Yeah I talked with some other SQL guru friends of mine and they all agree
the separate table is the way to go for a number of reasons, so that's what
I'll stick with. It was just one of those things where you see a new
feature and try to find an excuse to try it out <g>
Thanks!
Mike

On Sat, May 2, 2009 at 3:14 AM, Alban Hertroys <
dalroi(at)solfertje(dot)student(dot)utwente(dot)nl> wrote:

> On May 2, 2009, at 9:33 AM, Mike Christensen wrote:
>
> Using this, I could completely get rid of ThreadTags and have a table like
>> this:
>>
>> create table Threads (
>> Id uuid not null,
>> Posted timestamp not null,
>> Subject varchar(255) not null,
>> Replies int4 not null,
>> PosterId uuid not null,
>> Tags int2[],
>> primary key (Id)
>> );
>>
>> and then find threads using the ANY function:
>>
>> select * from Threads where 5 = ANY (Tags);
>>
>> To me this seems cleaner, but I'm wondering about performance. If I had
>> millions of threads, is a JOIN going to be faster? I guess what I'm asking
>> about is the underlying implementation of ANY. Is it doing a sequential
>> search? Can I index Tags and will ANY() then use that index? Any other
>> opinions on what option is better?
>>
>
> If you modify the array the entire array needs to be rewritten. I don't
> think you'd want that with millions of threads in it. I don't think array
> values are indexable either. So while they're probably faster to query for
> small amounts of threads, the join is likely faster to query for large
> amounts (provided they're indexed properly, of course).
>
> If you want to be sure, play around with explain analyse with both
> implementations.
>
> Alban Hertroys
>
> --
> If you can't see the forest for the trees,
> cut the trees and you'll see there is no forest.
>
>
> !DSPAM:880,49fc1d1e129741592332518!
>
>
>


From: Ron Mayer <rm_pg(at)cheapcomplexdevices(dot)com>
To: Alban Hertroys <dalroi(at)solfertje(dot)student(dot)utwente(dot)nl>
Cc: Mike Christensen <mike(at)kitchenpc(dot)com>, pgsql-general(at)postgresql(dot)org
Subject: Re: Difference between array column type and separate table
Date: 2009-05-03 16:19:43
Message-ID: 49FDC41F.6030202@cheapcomplexdevices.com
Views: Raw Message | Whole Thread | Download mbox | Resend email
Lists: pgsql-general

Alban Hertroys wrote:
> On May 2, 2009, at 9:33 AM, Mike Christensen wrote:
>
>> ...
>> create table Threads ( ... Tags int2[], ...);
>>
>> To me this seems cleaner, but I'm wondering about performance. If I
>> had millions of threads, is a JOIN going to be faster? ...
>
> ...I don't think array values are indexable either. ...
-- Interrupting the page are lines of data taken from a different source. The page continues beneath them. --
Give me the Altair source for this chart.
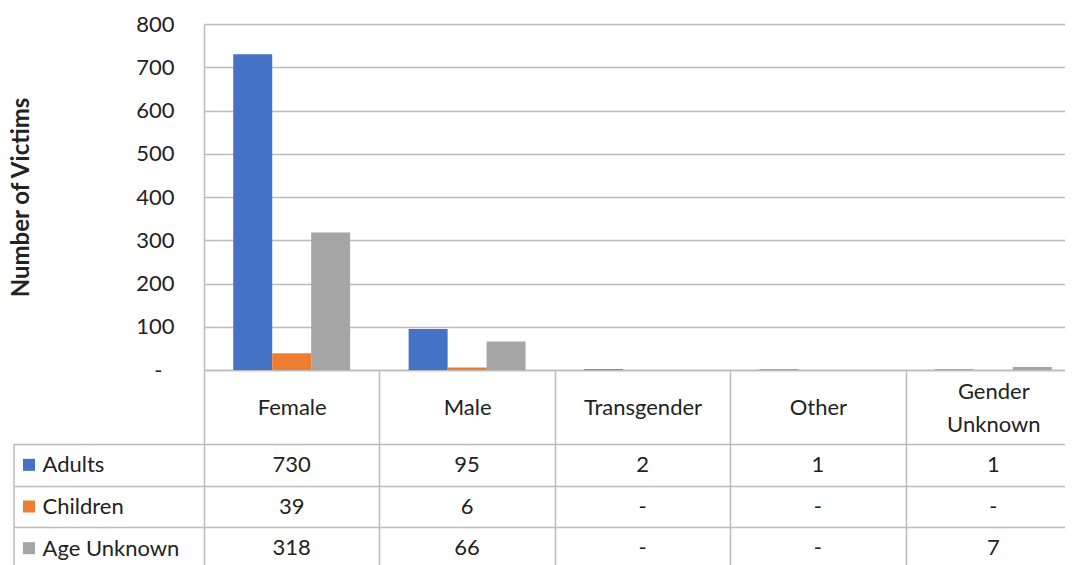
import altair as alt
import pandas as pd

genders = ["Female", "Male", "Transgender", "Other", "Gender Unknown"]
series = ["Adults", "Children", "Age Unknown"]
adults = [730, 95, 2, 1, 1]
children = [39, 6, None, None, None]
age_unknown = [318, 66, None, None, 7]
colors = ["#4472C4", "#ED7D31", "#A5A5A5"]
y_ticks = [0, 100, 200, 300, 400, 500, 600, 700, 800]

rows = []
for s, vals in zip(series, [adults, children, age_unknown]):
    for g, v in zip(genders, vals):
        rows.append({"gender": g, "series": s, "value": v,
                     "label": "-" if v is None else str(v)})
df = pd.DataFrame(rows)

W = 877
H = 346
HEADER_H = 74
ROW_H = 125
LINE = "#BBBBBB"
TXT = "#222222"
FONT = "Lato"

color_scale = alt.Scale(domain=series, range=colors)

bars = alt.Chart(df).transform_filter("datum.value != null").mark_bar().encode(
    x=alt.X("gender:N", sort=genders,
            scale=alt.Scale(paddingInner=0, paddingOuter=0),
            axis=alt.Axis(title=None, orient="bottom", domain=True, domainColor=LINE,
                          domainWidth=1.5, ticks=True, tickBand="extent", tickSize=HEADER_H,
                          tickColor=LINE, tickWidth=1.5, labelAngle=0,
                          labelPadding={"condition": {"test": "datum.value == 'Gender Unknown'",
                                                      "value": -69}, "value": -53},
                          labelBaseline="line-top", labelLineHeight=33,
                          labelFontSize=22, labelFont=FONT, labelColor=TXT,
                          labelOverlap=False,
                          labelExpr="datum.label == 'Gender Unknown' ? ['Gender', 'Unknown'] : datum.label")),
    xOffset=alt.XOffset("series:N", sort=series, scale=alt.Scale(paddingOuter=0.75, paddingInner=0)),
    y=alt.Y("value:Q", scale=alt.Scale(domain=[0, 800], nice=False),
            axis=alt.Axis(title="Number of Victims", values=y_ticks, grid=True,
                          gridColor=LINE, gridWidth=1.5, domain=True, domainColor=LINE,
                          domainWidth=1.5, ticks=False,
                          labelPadding={"condition": {"test": "datum.value == 0", "value": 42},
                                        "value": 30},
                          labelFontSize=22, labelFont=FONT, labelColor=TXT,
                          labelExpr="datum.value == 0 ? '-' : datum.label",
                          titleFont=FONT, titleFontSize=24, titleFontWeight="bold",
                          titleColor=TXT, titlePadding=102)),
    color=alt.Color("series:N", scale=color_scale, legend=None),
).properties(width=W, height=H)

cells = alt.Chart(df).mark_text(font=FONT, fontSize=22, color=TXT).encode(
    x=alt.X("gender:N", sort=genders, scale=alt.Scale(paddingInner=0, paddingOuter=0),
            axis=alt.Axis(title=None, orient="top", labels=False, ticks=False, domain=False,
                          grid=True, tickBand="extent", gridColor=LINE, gridWidth=1.5)),
    y=alt.Y("series:N", sort=series, scale=alt.Scale(paddingInner=0, paddingOuter=0),
            axis=alt.Axis(title=None, orient="left", domain=False, ticks=True,
                          tickBand="extent", tickSize=190, tickColor=LINE, tickWidth=1.5,
                          grid=True, gridColor=LINE, gridWidth=1.5,
                          labelAlign="left", labelPadding=-28, labelBaseline="middle",
                          labelFontSize=22, labelFont=FONT, labelColor=TXT)),
    text="label:N",
)

keys = alt.Chart(pd.DataFrame({"series": series})).mark_point(
    shape="square", filled=True, size=144, opacity=1).encode(
    x=alt.value(-175),
    y=alt.Y("series:N", sort=series),
    color=alt.Color("series:N", scale=color_scale, legend=None),
)

border = alt.Chart(pd.DataFrame({"a": [0]})).mark_rule(color=LINE, strokeWidth=1.5).encode(
    x=alt.value(-190), y=alt.value(0), y2=alt.value(ROW_H))

table = alt.layer(cells, keys, border).properties(width=W, height=ROW_H)

chart = alt.vconcat(bars, table, spacing=HEADER_H, bounds="flush").properties(
    padding={"left": 1, "top": 5, "right": -17, "bottom": 0}
).configure_view(stroke=None)

chart.save("out.html", embed_options={"renderer": "svg", "actions": False})
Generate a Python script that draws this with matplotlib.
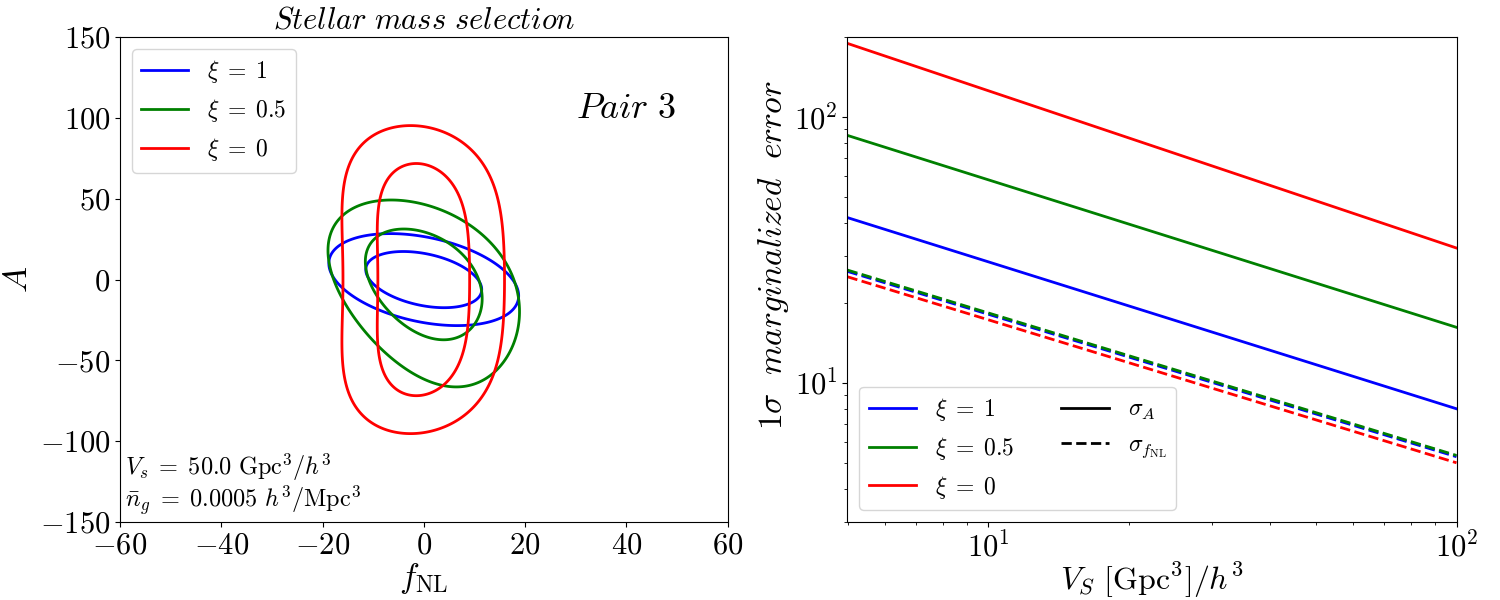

Of course they are indexable if you construct the right index
http://www.postgresql.org/docs/current/static/intarray.html

For certain queries, the array will probably be *much* faster
than the extra tables. For example a query like this:

SELECT * FROM Threads WHERE Threads.tags @@ '1&(2|3)'::query_int;

that does a single indexscan will be far far faster using an
extra table, where the query would look something like:

select * from Threads T where
id in (select threadid from threadtags where id = 1)
and
id in (select threadid from threadtags where id = 2 or id = 3);

requiring 3 indexscans on a table with many more rows, and
some potentially rather expensive joins.